No snow? No problem... For world-class skiers Wiley Maple and Colter Hinchliffe and snowboarder Jordie Karlinski, all of whom grew up in the Roaring Fork Valley, work and play continue in the Elk Mountains long after they go green.
A former competitive freestyle snowboarder, the 27-year-old Snowmass local will run her first marathon this summer—the Aspen Backcountry Marathon (August 12)—on the same high-country trails where she rides in winter. While she trains by trail running in the Maroon Bells-Snowmass Wilderness, Karlinski also fly-fishes in the area’s many streams and lakes and spends many weekends backpacking. “With all three, I get to go off the beaten path and explore parts of the wilderness I wouldn’t normally see,” she says. “I love how you can discover new routes to places you’ve already been.”
After free-skiing around the world all winter (and often into the summer), the 30-year-old ski-film star heads back to Aspen to bartend and work as a rock-climbing guide with Aspen Alpine Guides (aspen alpine.com), devoting as much time as he can to climbing at crags up Independence Pass and around the valley. “There are actually a ton of climbing areas and new zones that keep getting developed,” says Hinchliffe, who appreciates the sport for both its physical and mental exercise. “Whereas your progression might plateau in skiing or biking, you can always climb a harder route.” When he’s not climbing, he enjoys high-country dirt bike rides, camping, cliff jumping, and the occasional downhill bike ride in Snowmass Bike Park.
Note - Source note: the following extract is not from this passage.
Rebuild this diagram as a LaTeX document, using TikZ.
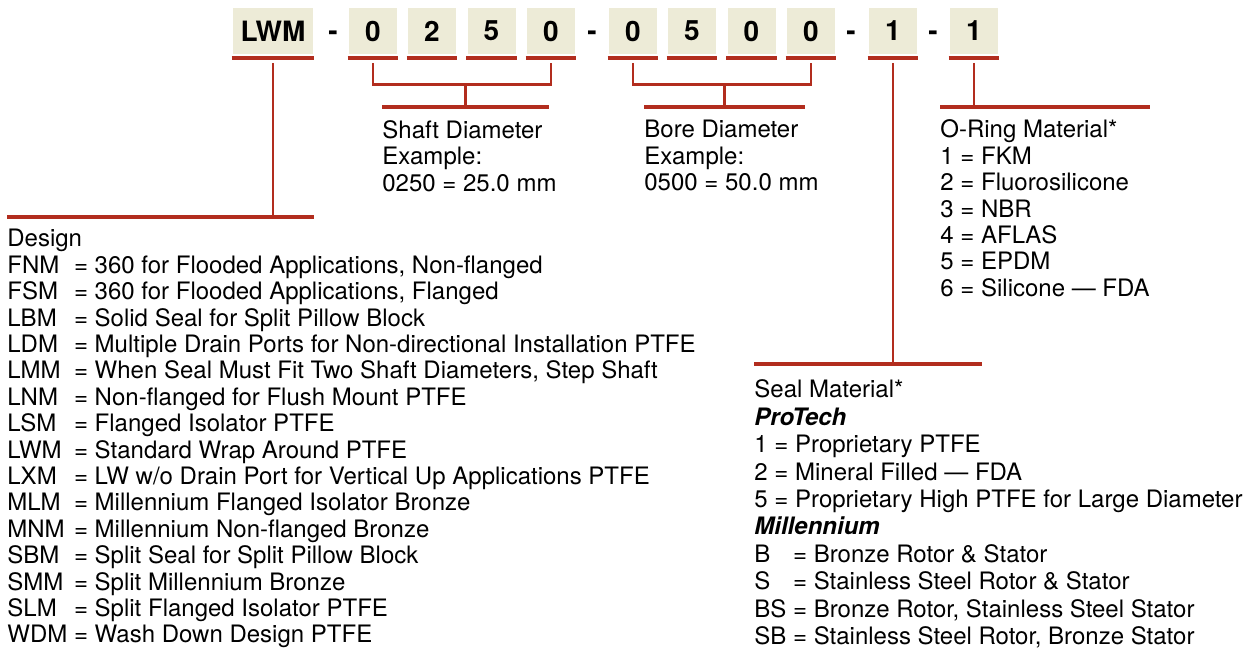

The 26-year-old ski racer spends most of the summer training at the US Ski and Snowboard Association’s Center of Excellence in Park City and on snow in Europe, Chile, and New Zealand to prep for the World Cup season, but he gets to come home to Aspen in June to mountain bike (in addition to bagging peaks and swimming in high alpine lakes). “You can get way up in the mountains in a relatively short time compared to hiking or trail running,” says Maple. “And you get the thrill of the descent on the way down.”